Por que não separam as coisas?

Na última sexta-feira, dia 26 de junho, a Suprema Corte dos Estados Unidos aprovou o casamento entre pessoas do mesmo sexo. Ao mesmo tempo em que as redes sociais se transformaram nas cores do arco-íris, começaram a despontar opiniões contrárias à essa medida.

Opiniões contrárias não são ruins. Pelo contrário, elas possibilitam que ideias sejam debatidas e que cresçamos com esse exercício. Porém, não acho que seja esse tipo de debate que temos visto. Talvez a base de problema esteja no fato de que as instâncias que estão envolvidas nesse processo não ocupam o mesmo lugar.

A votação da Suprema Corte não se baseava no que a Bíblia (ou outro livro religioso) possa falar sobre a relação entre pessoas do mesmo sexo. A questão que era tema de votação de um Estado laico - portanto onde as coisas do Estado e das religiões deveriam estar separadas - era o que envolvia direitos civis. E ponto. A forma como as pessoas vivem, com quem se relacionam e como se relacionam são de foro puramente privado, porém essas questões de foto privado não podem cercear direitos civis. As pessoas que militam e apoiam o casamento entre pessoas do mesmo sexo fazem porque querem que seus companheiros, companheiros, amigos e parentes possam ter direitos assegurados pela lei, direitos que qualquer casal heterossexual já tem, como poder receber pensão do parceiro ou parceira que faleceu, ou ser incluído num plano de saúde, por exemplo, Não se trata de querer direitos para casar na Igreja - talvez muitos nem queriam isso, talvez não tenham sido acolhidos ou mesmo tenho se sentido "desconvidados" a participar daquele espaço.

A lei nãoaltera absolutamente nada na vida dos casais heterossexuais. Absolutamente nada. Ninguém vai se transformar em gay ou coisa do gênero. Mas a lei altera muito a vida de pessoas que estão juntas há muito tempo e que têm uma vida construída juntas.

Li muitas coisas realmente bobas na internet desde a última sexta-feira. Decepcionantes mesmo, porque não se baseiam em argumentos, mas puramente no desrespeito - ao outro, não interessando se o outro é homossexual ou não. As pessoas postam essas coisas e não param para refletir que, talvez ao lado delas, no trabalho, na igreja ou mesmo na própria família que não se sente acolhido e nem respeitado ou talvez não se sinta sequer livre para tornar pública sua relação (ninguém é obrigado a tornar nada público, mas quando nos relacionamos com alguém que nos faz feliz e nos faz bem é muito natural que queiramos dividir essa alegria com pessoas que são próximas da gente).

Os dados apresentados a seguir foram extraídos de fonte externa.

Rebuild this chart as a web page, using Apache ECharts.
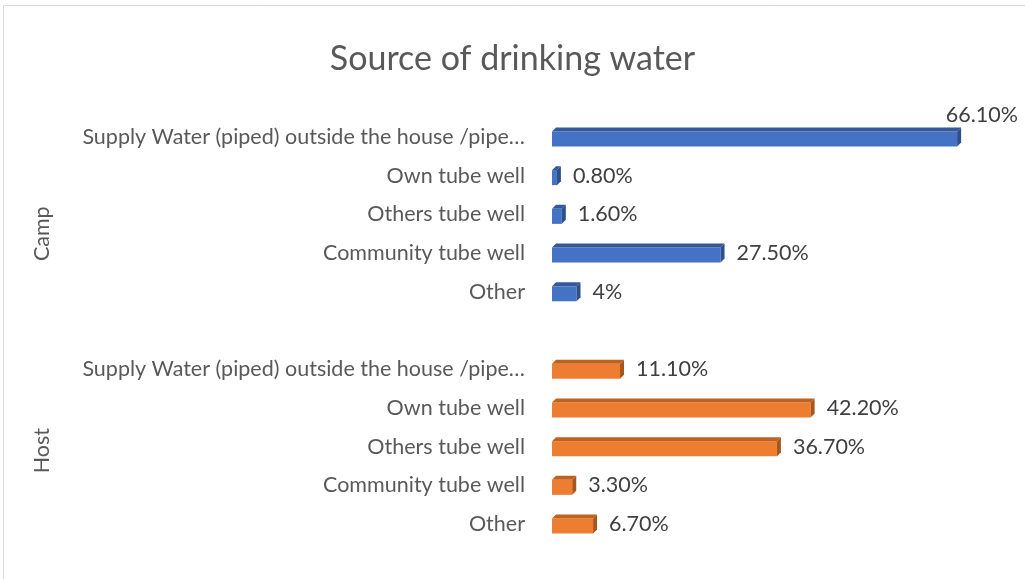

Eu não preciso viver da mesma forma que o outro para apoiar sua busca por direitos iguais ou por condições melhores de vida. Em suma: não preciso ser vítima de violência para apoiar as lutas pela paz; não preciso ser negro para lutar contra o racismo; não preciso passar fome para apoiar a luta por um mundo mais justo; não preciso "dar a bunda" para apoiar a conquista de direitos como a de sexta-feira (aliás, esse é um dos exemplos das coisas que tenho lido por aí). Basta que eu me preocupe com o outro ou procure vivenciar um dos ensinamentos do próprio Evangelho: amai-vos uns aos outros.

Em tempo: àqueles que são contra a extensão desse direito aos homossexuais, gostaria de lembrar que a primeira constituição brasileira, outorgada em 1824, em seu Título 1 que dispunha sobre território, dinastia, religião, trazia o seguinte conteúdo em seu Artigo 5º:

Art. 5. A Religião Catholica Apostolica Romana continuará a ser a Religião do Imperio. Todas as outras Religiões serão permitidas com seu culto domestico, ou particular em casas para isso destinadas, sem fórma alguma exterior do Templo.


Embora o texto autorizasse o culto de outras religiões não-católicas, restringia sua manifestação pública ao não permitir que essas outras denominações construíssem seus templos com campanário e uma cruz à vista, por exemplo. Mas houve, também, outro desdobramento: como estávamos vivendo sob um Estado católico, as uniões realizadas por pastores não tinha validade legal, portanto as crianças viviam, aos olhos do Estado, sob  a condição de bastardos. Ou seja: esses casais não-católicos não eram respaldados pela lei como eram os casais católicos. Religião e direito são duas coisas bem diferentes.